Multitenant System Learnings
MultitenantHaving worked on a couple of multi-tenant projects I thought I'd share my experiences with them.
A multitenant system services multiple clients (tenants) at the same time from a single production. This type of system avoids setting up and maintaining a different production environment for each new client. Multi-tenancy promises better economies of scale and simplify deployment at the expense of additional development complexity.
The trade-off is development complexity. Here is a list of challenges you might face when implementing multi-tenancy:
-
Database design: characteristic of multitenant systems are their database designs. There are roughly four different approaches, each with its pros and cons:
-
Separate databases: use physically separated databases for different tenants. Connections are made to the different databases based on the tenant identifier. This configuration maximimizes data security, is fairly easy to setup but is also the most expensive solution for obvious reasons.
-
Separate schemas: the database has one schema for each tenant on a single database instance. Per tenant different connections are made with -usually- different credentials. Data is secured separately from other tenants and only a single DB instance has to be maintained. Some notable cons are: database schema changes become a hassle (you'll need to upgrade multiple schemas) and for each tenant a new schema must be provisioned (some databases advice against scaling out by creating more schemas because this tends to introduce a lot of overhead).
-
Separate tables within a single schema: this option simplifies your database connection management -only one set of credentials required- and separates data within that schema fordifferent tenants. This option provides little in the way of data security and database management becomes more of a burden when many tenants are active at the same time. Partitioning or sharding the data will be important and a clean table/collection naming convention is required to keep data management overhead in check. If the system is not able to provision it's own new tables or collections for each new tenant some additional configuration is required within the database for each tenant.
-
Single table: stores all tenant data within a single table and separates this with an additional tenant discriminator field. This setup is the least secure of all four (a program error could easily cause access to data of other tenants!) but also requires the least amount of configuration for each new tenant. Some databases support data hiding on a row level (for example, PostgreSQL) allowing you to hide data based on the tenant discriminator. The database will automatically append to each query
WHERE <discriminator_column> = '<tenant_discriminator_value>'
where the discriminator column is one of the columns in the target table. This hides other tenant's data from your current session. When you're using an ORM look if that ORM supports "Row Level Security (RLS)" or "Virtual Private Database (VPD)", it can make your life a lot easier.
-
-
Security: security is tricky at the best of times but multi-tenancy takes it to the next level.

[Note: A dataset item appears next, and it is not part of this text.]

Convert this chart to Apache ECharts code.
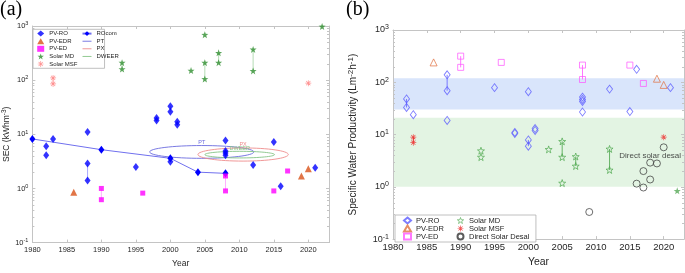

A mature multi-tenant system ensures no state of any tenant is accessible to any other tenant. This involves not only your database but also memory, caches, sessions, queuing and any other statefull resource or communication mechanism your application may have. Consider something as simple as triggering an event in an eventing system; you only want to notify subscribers of the same tenant rather than all subscribers of all tenants. To deal with these problems try to create a tenant context (or "tenant-sandbox") in the codebase that is difficult to break out of; meaning all resources accessible to the developer are guaranteed to be filtered to the current tenant context as opposed to requiring the developer to filter the resource manually. You can achieve this by wrapping the resource in your own framework and forbidding/preventing further direct access.
-
Deployment: upgrading a mission critical production platform becomes a whole lot more difficult if it involves a multi-tenant system. True, the deployment team only has to do the upgrade once for all tenants. However, the difficulty lies not in the technical details but with those affected by the upgrade; your customers. The upgrade will affect all tenants, whether they wanted the upgrade or not. This can be a difficult sell, particulary if backwards incompatibilities are introduced. In addition a multi-tenant deployment is likely to receive a whole lot more traffic than a single-tenant system; coordinating downtime between tenants (assuming you can't do a live upgrade) is painful and, depending on the nature of the system, might even be impossible. You'll need a good deployment strategy to cover this.
-
Versioning: apart from the security and database complexity you should also assume you can't do backwards incompatible changes and have to support old versions for very long, growing the codebase over time. If you don't organize this growth properly, regardless of the nice initial architecture design, it will end up as a big ball of mud. Version your code either in namespaces or directories to keep different versions of the code separated.
-
Logging: easily overlooked, but consider adding multi-tenancy to your log files either by writing log output to different files for each tenant or adding tenant identifiers to your log entries. If you're writing logs to a database add an additional tenant identifier in there as well. This makes troubleshooting customer-specific issues on a production platform a whole lot easier.
-
Testing: testing a multitenant system is significantly more complex. The security complexities require testing to cover a lot more scenarios than usual. Try to create automated tests than can be configured to run for different tenants, preferably at the same time and in parallel to reproduce a real-world scenario. Because resources (particulary caches) cannot always be shared in a multi-tenant environment for security reasons they may fill up a lot sooner than you'd expect.
Before starting a multitenant system do consider the development complexities involved. Multitenant systems make sense when buying expensive licenses for your application servers and databases, but they can add significant complexity to your design.